> Thanos, you need to read up no this...the
> You didn't catch my drift Re the Uruk gene. Your
> theory predicts an elite from Uruk ruling in Lower
> (or Upper Egypt).
No Manu. Apparently you are not catching my drift as you do not appear to read or understand what is said. The only one insisting they came from Uruk is you which you keep imposing on me no matter how many times I tell you in no uncertain terms this is not what I am saying.
> Palace facades don't prove that,
> only suggest it.
No shit and this is not all what is being said either. Again, you do not seem to understand, despite being told before, that palace facade is not exclusive to Uruk and is part and parcel of Mesopotamia architecture first utilized by the Ubaid long before the arrival of the Sumerians. Also, as said before, palace facade is a but part of the noted Mesopotamian cultural influence.
> However, if a D II ruler shows
> the J2 haplotype, that is powerful evidence that
> an Uruki descendant made into the royal lineage.
J2 is found everywhere in the Near East, Levant, and parts of Europe and is not an exclusive to Uruk which is the point I am making to you. To repeat myself:
The point I am making is that the genetics may not say "Uruk" regardless of whether or not they were actually from Uruk. Uruk cultural influence spread over a wide geographical area, most notably Susa in Elam. Though distinct in some ways it otherwise borrowed heavily from Uruk culture none more so that the period during the 4th millennium. This is why though AE Uruk influence is clear, it too is different in subtle ways which I why I leave it in general as "Mesopotamian". Uruk? Elam? Elsewhere? We can't say for sure at this point.
> Anyways, this isn't rocket science. You'll
> probably hear about this sort of thing in the next
> few years. For example, some of these haplotypes
> did make into Iran, but for example there is zero
> cultural overlap between Sumer and Shahreh-Sookhte
> which was contemporary with Uruk and just as close
> as Egypt.
Shahr-i Sokhta, the "Burnt City", is an interesting place as is the eastern Iranian culture in general, but while Shahr-i Sokhta was founded c. 3200BC it's main archaeological phase dates to the mid 3rd millenniums and ends abruptly c. 2000BC. Uruk was founded c 5000BC and continually occupied for nearly the next 5,000yrs, so "contemporary" is a relative term.

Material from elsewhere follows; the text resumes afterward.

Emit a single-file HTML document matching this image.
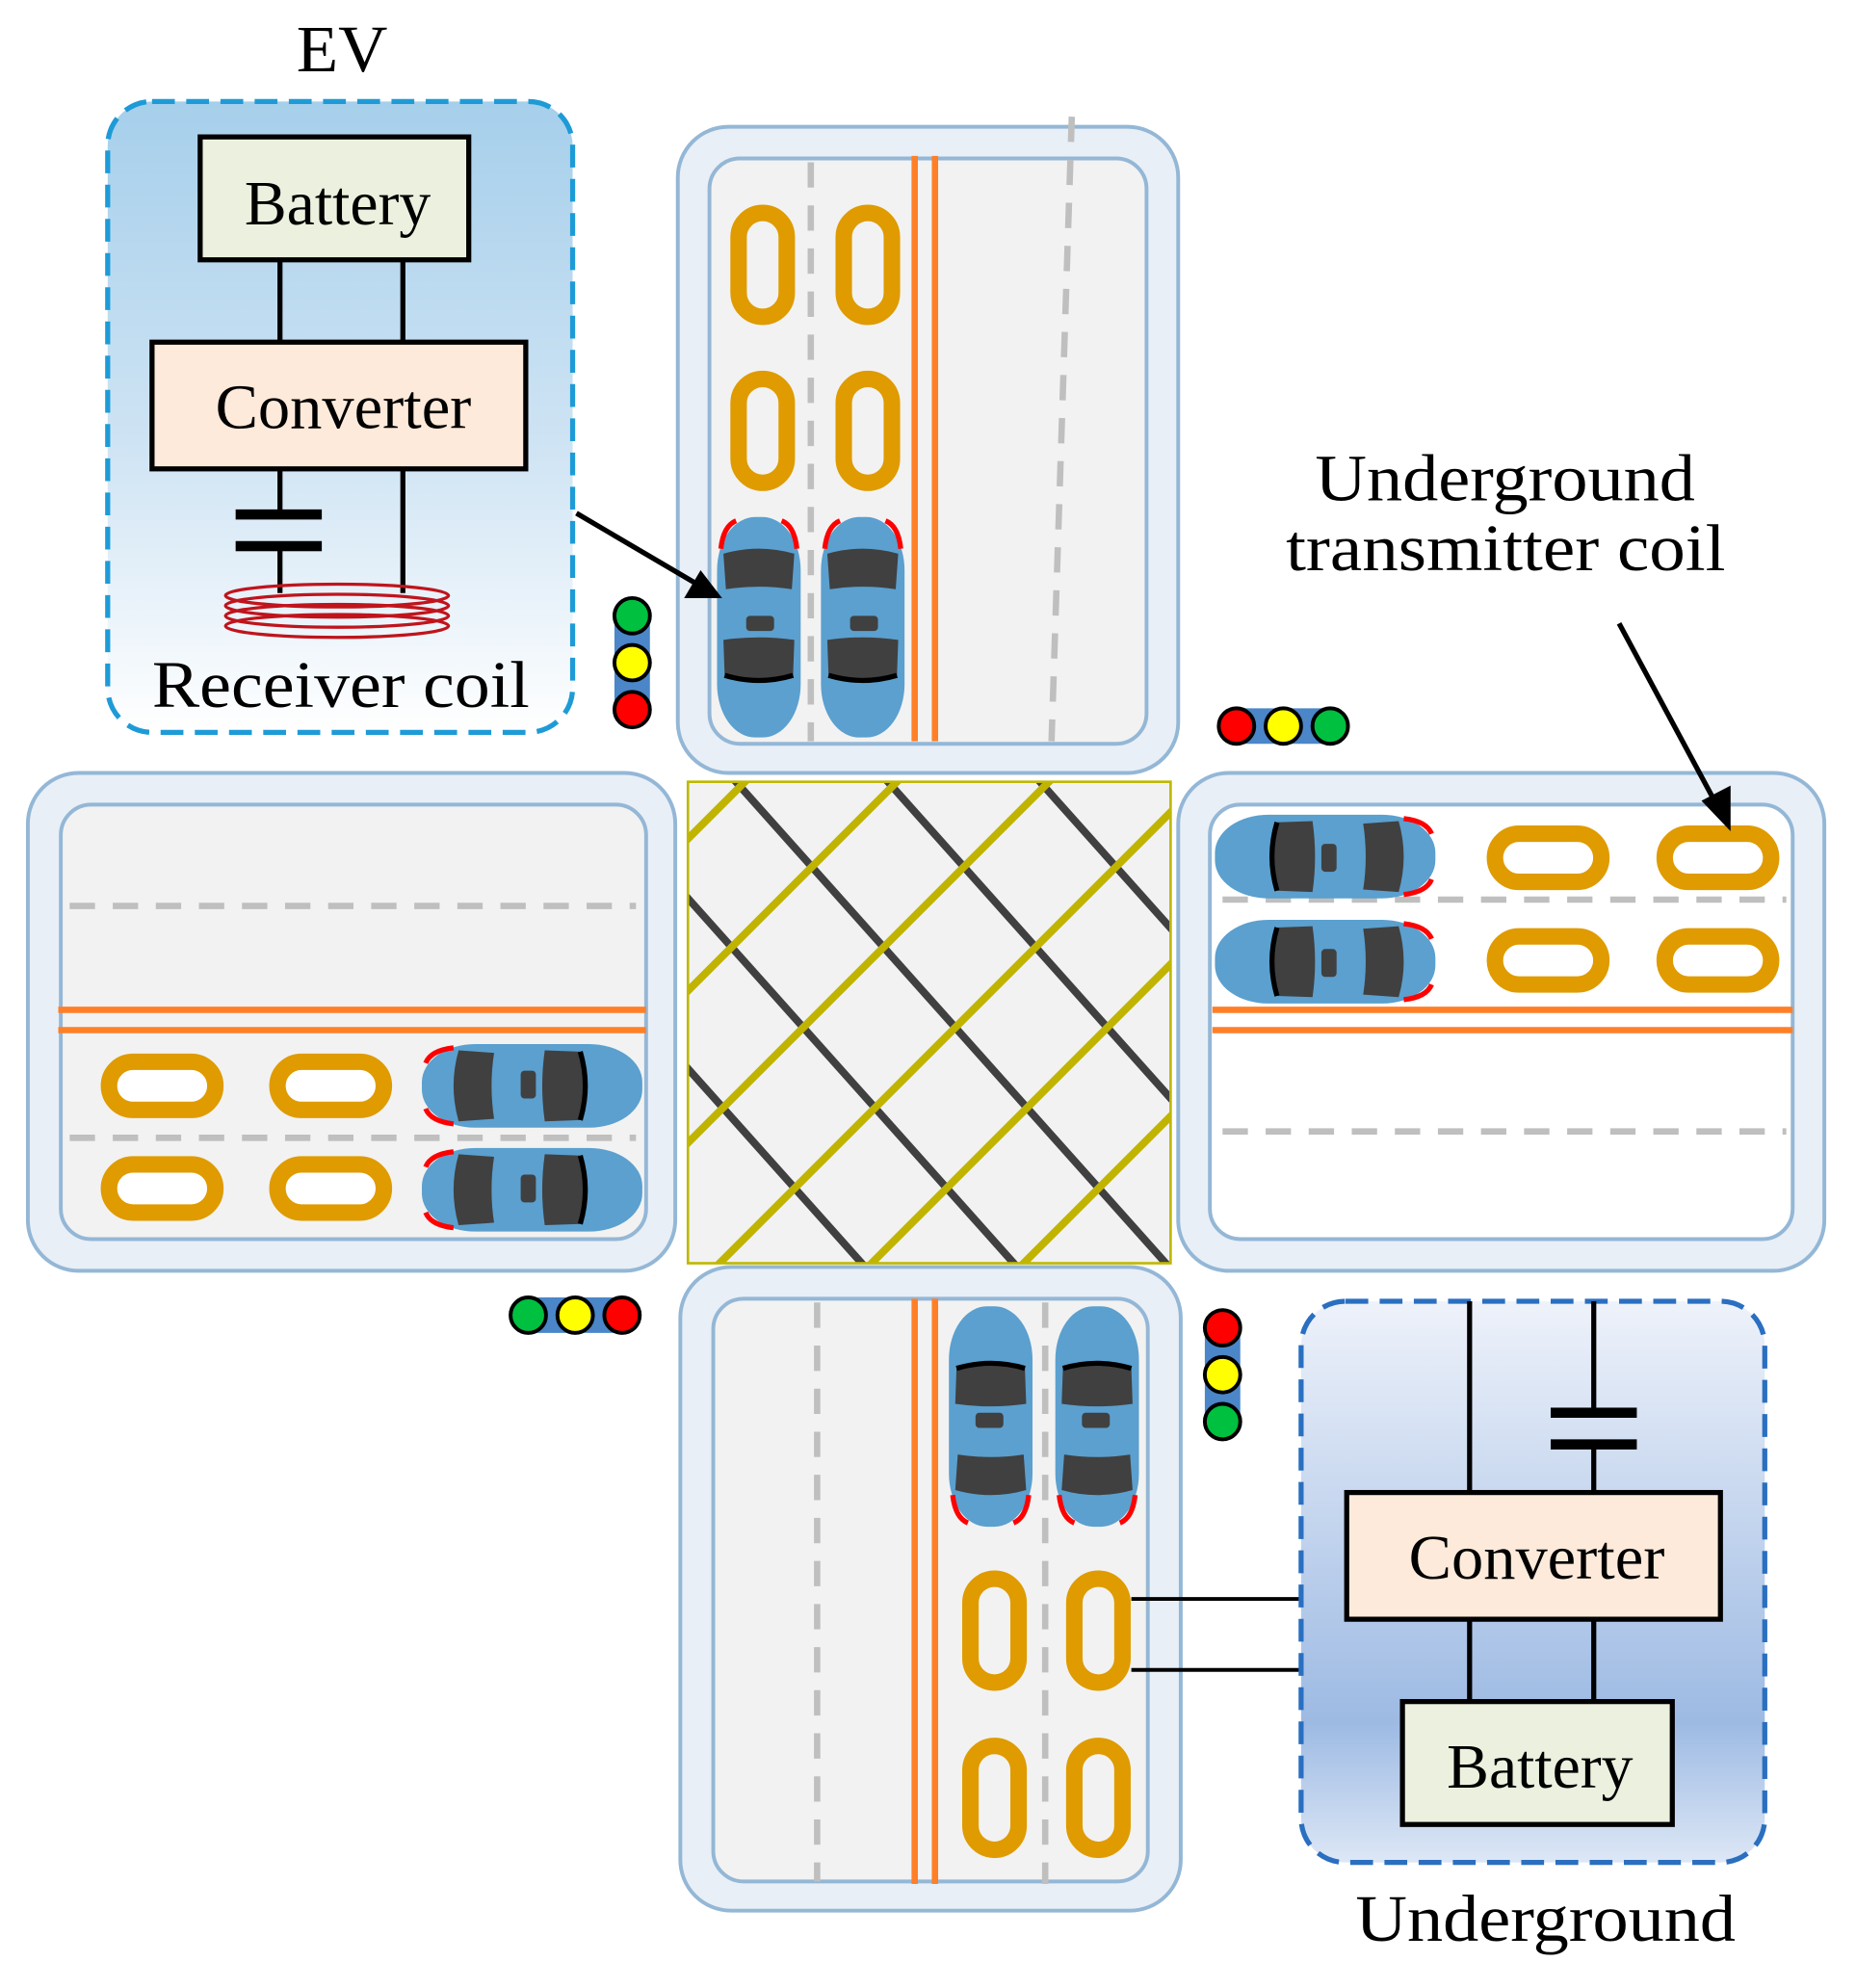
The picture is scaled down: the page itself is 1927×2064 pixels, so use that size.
<!DOCTYPE html>
<html><head><meta charset="utf-8"><style>html,body{margin:0;padding:0;background:#fff}svg{display:block}</style></head>
<body>
<svg width="1927" height="2064" viewBox="0 0 1465 1569" xmlns="http://www.w3.org/2000/svg" font-family="'Liberation Serif', serif">
<defs>
<linearGradient id="evg" x1="0" y1="0" x2="0" y2="1"><stop offset="0" stop-color="#a6cfeb"/><stop offset="0.55" stop-color="#cfe4f4"/><stop offset="1" stop-color="#ffffff"/></linearGradient>
<linearGradient id="ugg" x1="0" y1="0" x2="0" y2="1"><stop offset="0" stop-color="#eef2fa"/><stop offset="0.75" stop-color="#9dbae3"/><stop offset="1" stop-color="#dde7f6"/></linearGradient>
<clipPath id="cx"><rect x="543" y="617" width="381" height="380"/></clipPath>
<g id="car">
<rect x="-33" y="-87" width="66" height="174" rx="30" ry="42" fill="#5ba0cf"/>
<path d="M-30,-62 Q-28,-80 -18,-84 M30,-62 Q28,-80 18,-84" stroke="#ff0000" stroke-width="4" fill="none"/>
<path d="M-28,-58 Q0,-66 28,-58 L26,-30 Q0,-34 -26,-30 Z" fill="#404040"/>
<rect x="-10" y="-9" width="22" height="12" rx="3" fill="#404040"/>
<path d="M-28,10 Q0,6 28,10 L27,38 Q0,46 -27,38 Z" fill="#404040"/>
<path d="M-27,38 Q0,46 27,38" stroke="#000" stroke-width="4" fill="none"/>
</g>
</defs>
<rect width="1465" height="1569" fill="#fff"/>

<!-- EV box -->
<text x="234" y="56" font-size="52" textLength="72" lengthAdjust="spacingAndGlyphs">EV</text>
<rect x="85" y="80" width="367" height="498" rx="35" fill="url(#evg)" stroke="#1e9bd7" stroke-width="4" stroke-dasharray="18,9"/>
<line x1="221" y1="205" x2="221" y2="270" stroke="#000" stroke-width="4"/>
<line x1="318" y1="205" x2="318" y2="270" stroke="#000" stroke-width="4"/>
<rect x="158" y="108" width="212" height="97" fill="#ebf1de" stroke="#000" stroke-width="4"/>
<text x="193" y="177" font-size="50" textLength="147" lengthAdjust="spacingAndGlyphs">Battery</text>
<rect x="120" y="270" width="295" height="100" fill="#fdeada" stroke="#000" stroke-width="4"/>
<text x="170" y="338" font-size="50" textLength="202" lengthAdjust="spacingAndGlyphs">Converter</text>
<line x1="221" y1="370" x2="221" y2="404" stroke="#000" stroke-width="4"/>
<rect x="186" y="402" width="68" height="8" fill="#000"/>
<rect x="186" y="427" width="68" height="8" fill="#000"/>
<line x1="221" y1="433" x2="221" y2="468" stroke="#000" stroke-width="4"/>
<line x1="318" y1="370" x2="318" y2="468" stroke="#000" stroke-width="4"/>
<g fill="none" stroke="#c0141c" stroke-width="2.5">
<ellipse cx="266" cy="470" rx="88" ry="9"/><ellipse cx="266" cy="478" rx="88" ry="9"/><ellipse cx="266" cy="486" rx="88" ry="9"/><ellipse cx="266" cy="494" rx="88" ry="9"/></g>
<text x="120" y="558" font-size="52" textLength="298" lengthAdjust="spacingAndGlyphs">Receiver coil</text>

<!-- top road -->
<rect x="535" y="100" width="395" height="510" rx="40" fill="#e8eff7" stroke="#94b7d6" stroke-width="3"/>
<rect x="560" y="125" width="345" height="462" rx="24" fill="#f2f2f2" stroke="#94b7d6" stroke-width="3"/>
<line x1="640" y1="128" x2="640" y2="585" stroke="#bfbfbf" stroke-width="5" stroke-dasharray="20,14"/>
<line x1="846" y1="92" x2="830" y2="585" stroke="#bfbfbf" stroke-width="5" stroke-dasharray="20,14"/>
<line x1="722" y1="123" x2="722" y2="585" stroke="#ff7f27" stroke-width="5"/>
<line x1="738" y1="123" x2="738" y2="585" stroke="#ff7f27" stroke-width="5"/>
<g fill="none" stroke="#df9b00" stroke-width="13">
<rect x="583" y="168" width="38" height="82" rx="19"/><rect x="666" y="168" width="38" height="82" rx="19"/>
<rect x="583" y="299" width="38" height="82" rx="19"/><rect x="666" y="299" width="38" height="82" rx="19"/></g>
<use href="#car" transform="translate(599,495)"/>
<use href="#car" transform="translate(681,495)"/>
<line x1="455" y1="405" x2="552" y2="462" stroke="#000" stroke-width="4"/>
<polygon points="570,472 540,472 553,450" fill="#000"/>

<!-- left road -->
<rect x="22" y="610" width="511" height="393" rx="40" fill="#e8eff7" stroke="#94b7d6" stroke-width="3"/>
<rect x="48" y="635" width="462" height="343" rx="24" fill="#f2f2f2" stroke="#94b7d6" stroke-width="3"/>
<line x1="55" y1="715" x2="502" y2="715" stroke="#bfbfbf" stroke-width="5" stroke-dasharray="20,14"/>
<line x1="55" y1="898" x2="502" y2="898" stroke="#bfbfbf" stroke-width="5" stroke-dasharray="20,14"/>
<line x1="46" y1="797" x2="510" y2="797" stroke="#ff7f27" stroke-width="5"/>
<line x1="46" y1="813" x2="510" y2="813" stroke="#ff7f27" stroke-width="5"/>
<g fill="#fff" stroke="#df9b00" stroke-width="13">
<rect x="86" y="838" width="84" height="38" rx="19"/><rect x="219" y="838" width="84" height="38" rx="19"/>
<rect x="86" y="919" width="84" height="38" rx="19"/><rect x="219" y="919" width="84" height="38" rx="19"/></g>
<use href="#car" transform="translate(420,857) rotate(-90)"/>
<use href="#car" transform="translate(420,939) rotate(-90)"/>

<!-- right road -->
<rect x="930" y="610" width="510" height="393" rx="40" fill="#e8eff7" stroke="#94b7d6" stroke-width="3"/>
<rect x="955" y="635" width="460" height="343" rx="24" fill="#fff" stroke="#94b7d6" stroke-width="3"/>
<line x1="965" y1="710" x2="1410" y2="710" stroke="#bfbfbf" stroke-width="5" stroke-dasharray="20,14"/>
<line x1="965" y1="893" x2="1410" y2="893" stroke="#bfbfbf" stroke-width="5" stroke-dasharray="20,14"/>
<line x1="957" y1="797" x2="1415" y2="797" stroke="#ff7f27" stroke-width="5"/>
<line x1="957" y1="813" x2="1415" y2="813" stroke="#ff7f27" stroke-width="5"/>
<g fill="#fff" stroke="#df9b00" stroke-width="13">
<rect x="1180" y="658" width="84" height="38" rx="19"/><rect x="1314" y="658" width="84" height="38" rx="19"/>
<rect x="1180" y="739" width="84" height="38" rx="19"/><rect x="1314" y="739" width="84" height="38" rx="19"/></g>
<use href="#car" transform="translate(1046,676) rotate(90)"/>
<use href="#car" transform="translate(1046,759) rotate(90)"/>
<text x="1038" y="395" font-size="52" textLength="300" lengthAdjust="spacingAndGlyphs">Underground</text>
<text x="1015" y="450" font-size="52" textLength="347" lengthAdjust="spacingAndGlyphs">transmitter coil</text>
<line x1="1278" y1="492" x2="1356" y2="637" stroke="#000" stroke-width="4"/>
<polygon points="1366,656 1343,632 1366,620" fill="#000"/>

<!-- bottom road -->
<rect x="537" y="1000" width="395" height="508" rx="40" fill="#e8eff7" stroke="#94b7d6" stroke-width="3"/>
<rect x="563" y="1025" width="343" height="460" rx="24" fill="#f2f2f2" stroke="#94b7d6" stroke-width="3"/>
<line x1="645" y1="1028" x2="645" y2="1485" stroke="#bfbfbf" stroke-width="5" stroke-dasharray="20,14"/>
<line x1="825" y1="1028" x2="825" y2="1487" stroke="#bfbfbf" stroke-width="5" stroke-dasharray="20,14"/>
<line x1="722" y1="1025" x2="722" y2="1487" stroke="#ff7f27" stroke-width="5"/>
<line x1="738" y1="1025" x2="738" y2="1487" stroke="#ff7f27" stroke-width="5"/>
<g fill="#f2f2f2" stroke="#df9b00" stroke-width="13">
<rect x="766" y="1246" width="38" height="82" rx="19"/><rect x="848" y="1246" width="38" height="82" rx="19"/>
<rect x="766" y="1378" width="38" height="82" rx="19"/><rect x="848" y="1378" width="38" height="82" rx="19"/></g>
<use href="#car" transform="translate(782,1118) rotate(180)"/>
<use href="#car" transform="translate(866,1118) rotate(180)"/>
<line x1="893" y1="1262" x2="1030" y2="1262" stroke="#000" stroke-width="3"/>
<line x1="893" y1="1318" x2="1030" y2="1318" stroke="#000" stroke-width="3"/>

<!-- crossing -->
<rect x="543" y="617" width="381" height="380" fill="#f2f2f2"/>
<g clip-path="url(#cx)" stroke-linecap="round" stroke-width="6">
<g stroke="#404040">
<line x1="290" y1="560" x2="790" y2="1120"/><line x1="410" y1="560" x2="910" y2="1120"/><line x1="530" y1="560" x2="1030" y2="1120"/>
<line x1="650" y1="560" x2="1150" y2="1120"/><line x1="770" y1="560" x2="1270" y2="1120"/><line x1="890" y1="560" x2="1390" y2="1120"/>
</g>
<g stroke="#c0b400">
<line x1="540" y1="665" x2="1000" y2="205"/><line x1="540" y1="785" x2="1000" y2="325"/><line x1="540" y1="905" x2="1000" y2="445"/><line x1="540" y1="1025" x2="1000" y2="565"/>
<line x1="540" y1="1145" x2="1000" y2="685"/><line x1="540" y1="1265" x2="1000" y2="805"/><line x1="540" y1="1385" x2="1000" y2="925"/><line x1="540" y1="1505" x2="1000" y2="1045"/>
</g>
</g>
<rect x="543" y="617" width="381" height="380" fill="none" stroke="#bfb800" stroke-width="2"/>

<!-- underground box -->
<rect x="1027" y="1027" width="366" height="443" rx="35" fill="url(#ugg)" stroke="#2a6fc0" stroke-width="4" stroke-dasharray="18,9"/>
<line x1="1160" y1="1027" x2="1160" y2="1178" stroke="#000" stroke-width="4"/>
<line x1="1258" y1="1027" x2="1258" y2="1114" stroke="#000" stroke-width="4"/>
<rect x="1224" y="1111" width="68" height="8" fill="#000"/>
<rect x="1224" y="1136" width="68" height="8" fill="#000"/>
<line x1="1258" y1="1142" x2="1258" y2="1178" stroke="#000" stroke-width="4"/>
<line x1="1160" y1="1278" x2="1160" y2="1343" stroke="#000" stroke-width="4"/>
<line x1="1258" y1="1278" x2="1258" y2="1343" stroke="#000" stroke-width="4"/>
<rect x="1063" y="1178" width="295" height="100" fill="#fdeada" stroke="#000" stroke-width="4"/>
<text x="1112" y="1246" font-size="50" textLength="202" lengthAdjust="spacingAndGlyphs">Converter</text>
<rect x="1107" y="1343" width="213" height="97" fill="#ebf1de" stroke="#000" stroke-width="4"/>
<text x="1142" y="1411" font-size="50" textLength="147" lengthAdjust="spacingAndGlyphs">Battery</text>
<text x="1070" y="1532" font-size="52" textLength="300" lengthAdjust="spacingAndGlyphs">Underground</text>

<!-- traffic lights -->
<g stroke="#000" stroke-width="3">
<rect x="485" y="475" width="28" height="95" rx="10" fill="#4a86c8" stroke="none"/>
<circle cx="499" cy="486" r="14" fill="#00c040"/><circle cx="499" cy="523" r="14" fill="#ffff00"/><circle cx="499" cy="560" r="14" fill="#ff0000"/>
<rect x="965" y="559" width="97" height="28" rx="10" fill="#4a86c8" stroke="none"/>
<circle cx="976" cy="573" r="14" fill="#ff0000"/><circle cx="1013" cy="573" r="14" fill="#ffff00"/><circle cx="1050" cy="573" r="14" fill="#00c040"/>
<rect x="405" y="1024" width="100" height="28" rx="10" fill="#4a86c8" stroke="none"/>
<circle cx="417" cy="1038" r="14" fill="#00c040"/><circle cx="454" cy="1038" r="14" fill="#ffff00"/><circle cx="491" cy="1038" r="14" fill="#ff0000"/>
<rect x="951" y="1036" width="28" height="97" rx="10" fill="#4a86c8" stroke="none"/>
<circle cx="965" cy="1048" r="14" fill="#ff0000"/><circle cx="965" cy="1085" r="14" fill="#ffff00"/><circle cx="965" cy="1122" r="14" fill="#00c040"/>
</g>
</svg>
</body></html>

> Yet no evidence of any material cultural
> overlap or contact.
Bags of goods and storerooms were often "locked" with stamp seals, a procedure common in Mesopotamia in the era....
Shahr-i-Sokhta boomed as the demand for precious goods among elites in the region and elsewhere grew. Though situated in inhospitable terrain, the city was close to tin, copper, and turquoise mines, and lay on the route bringing lapis lazuli from Afghanistan to the west. Craftsmen worked shells from the Persian Gulf, carnelian from India, and local metals such as tin and copper. Some they made into finished products, and others were exported in unfinished form. Lapis blocks brought from the Hindu Kush mountains, for example, were cut into smaller chunks and sent on to Mesopotamia and as far west as Syria. Unworked blocks of lapis weighing more than 100 pounds in total were unearthed in the ruined palace of Ebla, close to the Mediterranean Sea. Archaeologist Massimo Vidale of the University of Padua says that the elites in eastern Iranian cities like Shahr-i-Sokhta were not simply slaves to Mesopotamian markets. They apparently kept the best-quality lapis for themselves, and sent west what they did not want. Lapis beads found in the royal tombs of Ur, for example, are intricately carved, but of generally low-quality stone compared to those of Shahr-i-Sokhta.
The destruction of the Mesopotamian city of Ur around 2000 B.C. and the later decline of Indus metropolises such as Mohenjo-Daro might have spelled doom for a trading people. The market for precious goods such as lapis collapsed. There is no clear evidence of widespread warfare, though Shahr-i-Sokhta appears to have been destroyed by fire several times. But a combination of drought, changes in trade routes, and economic trouble might have led people to abandon their cities to return to a simpler existence of herding and small-scale farming.
The World in Between.
"As well known, in Grave 731 [Shahr-i-Sokhta], among many others objects, a chessboard typologically identical to the chessboards from the Ur [Mesopotamia] graves dated to the ED IIIa was found."
Shahr-i Sokhta Revised Sequence
Further recommended reading:
Shahr-i Sokhita and the Chronology of the Indo-Iranian Regions
Jiroft culture, Iran c. 3,000BC:
> Administrative state...your definition still makes
> no sense. It ok. I made the point, no need to
If you do not understand what I am saying at this point the fault is yours. So, I agree, no need to "rehash" i.e. me repeat myself yet again. You are the one hung up on this state sponsored takeover which you are trying to impose on me which I have never suggested if only the opposite.
I think we are done here.
Edited 4 time(s). Last edit at 25-Nov-16 00:55 by Thanos5150.